The robotic manipulator 701 comprises a robot controller 701A having a structure similar to the controller 703 and a robot 701B. The robot 701B may be any electromechanical robot that is capable of manipulating objects, parts and components. The robotic system 700 further comprises one or more sensors 705 for sensing and detecting one or more parameters, data or information. For example, the sensors 705 may include image sensors, sound sensors, temperature sensors, gyro sensors, position sensors, weight sensors, electromagnetic sensors and the like. The robotic system 700 also comprises a user interface 707 for receiving inputs, data, and feedbacks from a user such as an operator of the robotic system 700.
The robotic system 700 also comprises an imaging system 709 comprising one or more imaging devices 709A and an image processor 709B. The imaging devices 709A comprise a plurality of image sensors, for example, a near-field image sensor configured for capturing image data objects in a near field of view, optics embodied by one or more lens(es) and/or other optical components configured to enable light to transverse through and interact with the image sensor. The image processor 709B may include one or more processors or a microcontroller hard coded for executing image processing algorithms.
The robotic system 700 also comprises a storage 711 comprising a database 711A of learned association between object states and control commands and other databases 711B. The database 711A may be similar to database 29 of
The robotic system 700 also comprises an actuator assembly 713 having an impulse controller 713A and an array of actuators 713B. The impulse controller 713A may be similar to the impulse controller 13 of
One or more components 701-713 of the robotic system 700 may communicate with each other through a network 715. The network 715 may be wired, wireless or a combination of both.
The robot arm 811 is controlled using a robot control system 830 such as the robot controller 701A that receives a command or task that may be externally supplied. An example of the command or task could be touching or grasping an object using grippers 813. The robot control system 830 sends a control signal to the robot arm 811. The control signal may be the torques to be applied at each of the joints of the robot arm 811, and opening/closing of the gripper 813. The state of the robotic device 800 may be derived using sensors 820. These sensors may include encoders at the joints of the robotic arm 811, and a camera that can observe the environment of the robotic device 800 and tactile sensors that can be attached to the fingers of the gripper 813. The robot control system 830 may execute a policy to achieve some task or command.
In some example embodiments the sensors 820 may include a camera as the environment sensor 821. The camera may be an RGBD camera which can supply both an RGB color image and a depth image. The internal information from the RGBD camera can be used to convert the depth into a 3D point cloud. In another embodiment the camera can be a stereo camera, consisting of two color cameras for which depth and 3D point cloud can be computed. In yet another embodiment the camera can be a single RGB camera, and 3D point cloud can be estimated directly using machine learning. In another embodiment, there could be more than one camera. Finally, in another embodiment the camera can be attached at some point on the robot arm 811, the gripper 813 or the base of the gripper 815.

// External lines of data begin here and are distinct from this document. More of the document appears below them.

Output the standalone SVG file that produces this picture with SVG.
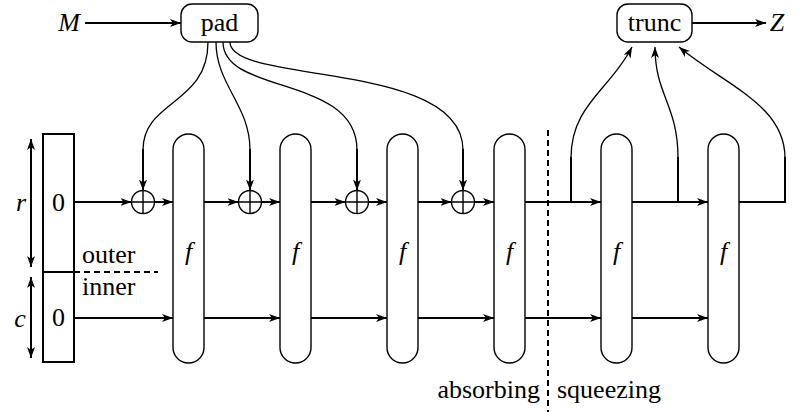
<svg xmlns="http://www.w3.org/2000/svg" width="804" height="412" viewBox="0 0 804 412" font-family="Liberation Serif, DejaVu Serif, serif">
<style>
text{font-size:26px;fill:#000}
.it{font-style:italic}
.mid{text-anchor:middle}
.ln{stroke:#000;stroke-width:2;fill:none}
.cv{stroke:#000;stroke-width:1.3;fill:none}
.fbox{fill:#fff;stroke:#000;stroke-width:1.4}
.rbox{fill:#fff;stroke:#000;stroke-width:1.4}
.dash{stroke:#000;stroke-width:2;stroke-dasharray:6 4;fill:none}
</style>
<defs>
<marker id="ah" markerWidth="12" markerHeight="9" refX="11" refY="4" orient="auto-start-reverse" markerUnits="userSpaceOnUse">
<path d="M0,0 L11,4 L0,8 L3,4 z" fill="#000"/>
</marker>
</defs>
<rect width="804" height="412" fill="#fff"/>
<g id="connectors">
<path class="ln" d="M85,23 H181" marker-end="url(#ah)"/>
<path class="ln" d="M692,23 H766" marker-end="url(#ah)"/>
<path class="ln" d="M31,139 V267" marker-start="url(#ah)" marker-end="url(#ah)"/>
<path class="ln" d="M31,277 V358" marker-start="url(#ah)" marker-end="url(#ah)"/>
<path class="dash" d="M74,272 H158"/>
<path class="dash" d="M548,130 V412"/>
<path class="ln" d="M74,202 H131.5" marker-end="url(#ah)"/>
<path class="ln" d="M154.5,202 H173" marker-end="url(#ah)"/>
<path class="ln" d="M204,202 H238.5" marker-end="url(#ah)"/>
<path class="ln" d="M261.5,202 H280" marker-end="url(#ah)"/>
<path class="ln" d="M311,202 H345.5" marker-end="url(#ah)"/>
<path class="ln" d="M368.5,202 H387" marker-end="url(#ah)"/>
<path class="ln" d="M418,202 H451.5" marker-end="url(#ah)"/>
<path class="ln" d="M474.5,202 H494" marker-end="url(#ah)"/>
<path class="ln" d="M525,202 H601" marker-end="url(#ah)"/>
<path class="ln" d="M632,202 H708" marker-end="url(#ah)"/>
<path class="ln" d="M739,202 H785 V157"/>
<path class="ln" d="M571,202 V157"/>
<path class="ln" d="M678,202 V157"/>
<path class="ln" d="M74,318 H173" marker-end="url(#ah)"/>
<path class="ln" d="M204,318 H280" marker-end="url(#ah)"/>
<path class="ln" d="M311,318 H387" marker-end="url(#ah)"/>
<path class="ln" d="M418,318 H494" marker-end="url(#ah)"/>
<path class="ln" d="M525,318 H601" marker-end="url(#ah)"/>
<path class="ln" d="M632,318 H708" marker-end="url(#ah)"/>
<path class="cv" d="M208,42 C208,105 143,100 143,150"/>
<path class="ln" d="M143,149 V190.5" marker-end="url(#ah)"/>
<path class="cv" d="M216,42 C216,85 250,105 250,150"/>
<path class="ln" d="M250,149 V190.5" marker-end="url(#ah)"/>
<path class="cv" d="M223,42 C223,95 357,75 357,150"/>
<path class="ln" d="M357,149 V190.5" marker-end="url(#ah)"/>
<path class="cv" d="M230,42 C230,85 463,60 463,150"/>
<path class="ln" d="M463,149 V190.5" marker-end="url(#ah)"/>
<path class="cv" d="M571,158 C571,105 610,90 632,47" marker-end="url(#ah)"/>
<path class="cv" d="M678,158 C678,105 655,95 655,47" marker-end="url(#ah)"/>
<path class="cv" d="M785,158 C785,105 725,85 679,47" marker-end="url(#ah)"/>
</g>
<g id="M"><text class="it" x="69" y="31" text-anchor="middle">M</text></g>
<g id="Z"><text class="it" x="777" y="31" text-anchor="middle">Z</text></g>
<g id="pad"><rect class="rbox" x="181" y="4" width="77" height="38" rx="11"/><text class="mid" x="219.5" y="31">pad</text></g>
<g id="trunc"><rect class="rbox" x="617" y="4" width="75" height="38" rx="11"/><text class="mid" x="654.5" y="31">trunc</text></g>
<g id="state">
<rect x="43" y="134" width="31" height="228" fill="#fff" stroke="#000" stroke-width="2"/>
<line x1="43" y1="272" x2="74" y2="272" stroke="#000" stroke-width="2"/>
<text class="mid" x="58.5" y="211">0</text>
<text class="mid" x="58.5" y="326">0</text>
</g>
<g id="labels">
<text class="it mid" x="21" y="211">r</text>
<text class="it mid" x="20" y="327">c</text>
<text x="82" y="263">outer</text>
<text x="82" y="295">inner</text>
<text x="540" y="398" text-anchor="end">absorbing</text>
<text x="557" y="398">squeezing</text>
</g>
<g id="xor1"><circle cx="143" cy="202" r="11.5" fill="#fff" stroke="#000" stroke-width="1.4"/><path d="M131.5,202 H154.5 M143,190.5 V213.5" stroke="#000" stroke-width="1.4"/></g>
<g id="xor2"><circle cx="250" cy="202" r="11.5" fill="#fff" stroke="#000" stroke-width="1.4"/><path d="M238.5,202 H261.5 M250,190.5 V213.5" stroke="#000" stroke-width="1.4"/></g>
<g id="xor3"><circle cx="357" cy="202" r="11.5" fill="#fff" stroke="#000" stroke-width="1.4"/><path d="M345.5,202 H368.5 M357,190.5 V213.5" stroke="#000" stroke-width="1.4"/></g>
<g id="xor4"><circle cx="463" cy="202" r="11.5" fill="#fff" stroke="#000" stroke-width="1.4"/><path d="M451.5,202 H474.5 M463,190.5 V213.5" stroke="#000" stroke-width="1.4"/></g>
<g id="f1"><rect class="fbox" x="173" y="134" width="31" height="229" rx="15.5"/><text class="it mid" x="188.5" y="260">f</text></g>
<g id="f2"><rect class="fbox" x="280" y="134" width="31" height="229" rx="15.5"/><text class="it mid" x="295.5" y="260">f</text></g>
<g id="f3"><rect class="fbox" x="387" y="134" width="31" height="229" rx="15.5"/><text class="it mid" x="402.5" y="260">f</text></g>
<g id="f4"><rect class="fbox" x="494" y="134" width="31" height="229" rx="15.5"/><text class="it mid" x="509.5" y="260">f</text></g>
<g id="f5"><rect class="fbox" x="601" y="134" width="31" height="229" rx="15.5"/><text class="it mid" x="616.5" y="260">f</text></g>
<g id="f6"><rect class="fbox" x="708" y="134" width="31" height="229" rx="15.5"/><text class="it mid" x="723.5" y="260">f</text></g>
</svg>
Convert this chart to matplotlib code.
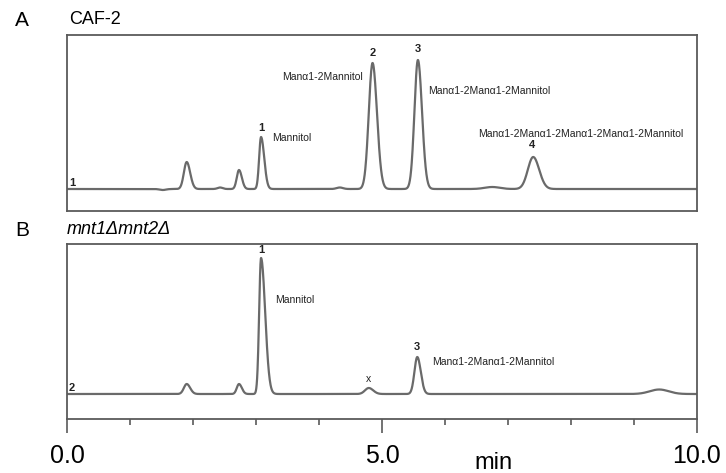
import numpy as np
import matplotlib
matplotlib.use("Agg")
import matplotlib.pyplot as plt

plt.rcParams['font.family'] = ['Liberation Sans', 'DejaVu Sans']

# peak table (retention time in min, height in a.u.)
rt_a = [1.52, 1.90, 2.43, 2.73, 3.08, 4.33, 4.85, 5.57, 6.75, 7.40]
height_a = [-1.0, 27, 1.5, 19, 52, 1.5, 126, 129, 2.0, 32]
sig_left_a = [0.05, 0.045, 0.04, 0.035, 0.030, 0.05, 0.060, 0.055, 0.12, 0.085]
sig_right_a = [0.05, 0.055, 0.04, 0.045, 0.050, 0.05, 0.070, 0.065, 0.12, 0.095]

rt_b = [1.90, 2.73, 3.08, 4.79, 5.56, 9.40]
height_b = [10, 10, 136, 6, 37, 4.5]
sig_left_b = [0.045, 0.035, 0.030, 0.06, 0.045, 0.15]
sig_right_b = [0.055, 0.045, 0.065, 0.07, 0.055, 0.15]

tick_pos = [0, 5, 10]
tick_labels = ["0.0", "5.0", "10.0"]
minor_pos = [1, 2, 3, 4, 6, 7, 8, 9]

MAN = "Man\u03b11-2"
labels_a = [
    # text, x (min), y, ha, bold
    ("1", 3.08, 61, "center", True),
    ("Mannitol", 3.25, 51, "left", False),
    ("2", 4.86, 136, "center", True),
    (MAN + "Mannitol", 4.70, 112, "right", False),
    ("3", 5.57, 140, "center", True),
    (MAN * 2 + "Mannitol", 5.73, 98, "left", False),
    (MAN * 4 + "Mannitol", 8.16, 55, "center", False),
    ("4", 7.38, 44, "center", True),
    ("1", 0.03, 6, "left", True),
]
labels_b = [
    ("1", 3.08, 144, "center", True),
    ("Mannitol", 3.30, 94, "left", False),
    ("x", 4.79, 15, "center", False),
    ("3", 5.56, 47, "center", True),
    (MAN * 2 + "Mannitol", 5.79, 32, "left", False),
    ("2", 0.03, 6, "left", True),
]


def trace(t, rts, hs, sl, sr):
    y = np.zeros_like(t)
    for r, h, a, b in zip(rts, hs, sl, sr):
        s = np.where(t < r, a, b)
        y += h * np.exp(-0.5 * ((t - r) / s) ** 2)
    return y


W, H = 726, 473
fig = plt.figure(figsize=(W / 100, H / 100), dpi=100)


def px_axes(left, top, right, bottom):
    return fig.add_axes([left / W, 1 - bottom / H, (right - left) / W, (bottom - top) / H])


ax_a = px_axes(67, 35, 697, 211)
ax_b = px_axes(67, 244, 697, 419)

t = np.linspace(0, 10, 3000)
line_kw = dict(color='#6a6a6a', lw=1.6, solid_capstyle='round')
ax_a.plot(t, trace(t, rt_a, height_a, sig_left_a, sig_right_a), **line_kw)
ax_b.plot(t, trace(t, rt_b, height_b, sig_left_b, sig_right_b), **line_kw)

ax_a.set_ylim(-22, 154)
ax_b.set_ylim(-25, 150)

for ax, labs in ((ax_a, labels_a), (ax_b, labels_b)):
    ax.set_xlim(0, 10)
    for s in ax.spines.values():
        s.set_color('#5a5a5a')
        s.set_linewidth(1.3)
    ax.set_yticks([])
    for txt, x, y, ha, bold in labs:
        ax.text(x, y, txt, ha=ha, va='center', fontsize=8 if bold else 7.5,
                fontweight='bold' if bold else 'normal', color='#222222')

ax_a.set_xticks([])

# bottom time axis on panel B
ax_b.set_xticks(tick_pos)
ax_b.set_xticklabels(tick_labels)
ax_b.set_xticks(minor_pos, minor=True)
ax_b.tick_params(axis='x', which='major', direction='out', length=10, width=1.2,
                 color='#5a5a5a', labelsize=18, pad=8)
ax_b.tick_params(axis='x', which='minor', direction='out', length=4.5, width=1.2,
                 color='#5a5a5a')

fig.text(494 / W, 1 - 463 / H, "min", ha='center', va='center', fontsize=17)

fig.text(22 / W, 1 - 20 / H, "A", ha='center', va='center', fontsize=15)
fig.text(69 / W, 1 - 20 / H, "CAF-2", ha='left', va='center', fontsize=13)
fig.text(22 / W, 1 - 230 / H, "B", ha='center', va='center', fontsize=15)
fig.text(67 / W, 1 - 230 / H, "mnt1\u0394mnt2\u0394", ha='left', va='center',
         fontsize=13, style='italic')

fig.savefig("out.png", dpi=100)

In this way, example embodiments provide a universal object orientation assembly that can orient any rigid body in a desired orientation and can be customized according to needs and properties of the object. Such a universal orientation assembly does not require any mechanical alteration of the bowl or corral. In order to adapt the exemplar impulse manipulator to different objects, only the software for the manipulator needs update, thereby providing a highly flexible system. Furthermore, such an update to the software may be performed in a self-supervised training manner as discussed previously, without human intervention. Additionally, example embodiments described herein provide means to orient objects in a very short interval, thereby leading to application of the embodiments to a wide variety of industrial and robotic tasks.
The above-described embodiments of the present disclosure can be implemented in any of numerous ways. For example, the embodiments may be implemented using hardware, software or a combination thereof. When implemented in software, the software code can be executed on any suitable processor or collection of processors, whether provided in a single computer or distributed among multiple computers. Such processors may be implemented as integrated circuits, with one or more processors in an integrated circuit component. Though, a processor may be implemented using circuitry in any suitable format.
Also, the various methods or processes outlined herein may be coded as software that is executable on one or more processors that employ any one of a variety of operating systems or platforms. Additionally, such software may be written using any of a number of suitable programming languages and/or programming or scripting tools, and also may be compiled as executable machine language code or intermediate code that is executed on a framework or virtual machine. Typically, the functionality of the program modules may be combined or distributed as desired in various embodiments.
Also, the embodiments of the present disclosure may be embodied as a method, of which an example has been provided. The acts performed as part of the method may be ordered in any suitable way. Accordingly, embodiments may be constructed in which acts are performed in an order different than illustrated, which may include performing some acts concurrently, even though shown as sequential acts in illustrative embodiments. Further, use of ordinal terms such as first, second, in the claims to modify a claim element does not by itself connote any priority, precedence, or order of one claim element over another or the temporal order in which acts of a method are performed, but are used merely as labels to distinguish one claim element having a certain name from another element having the same name (but for use of the ordinal term) to distinguish the claim elements.
Although the present disclosure has been described with reference to certain preferred embodiments, it is to be understood that various other adaptations and modifications can be made within the spirit and scope of the present disclosure. Therefore, it is the aspect of the append claims to cover all such variations and modifications as come within the true spirit and scope of the present disclosure.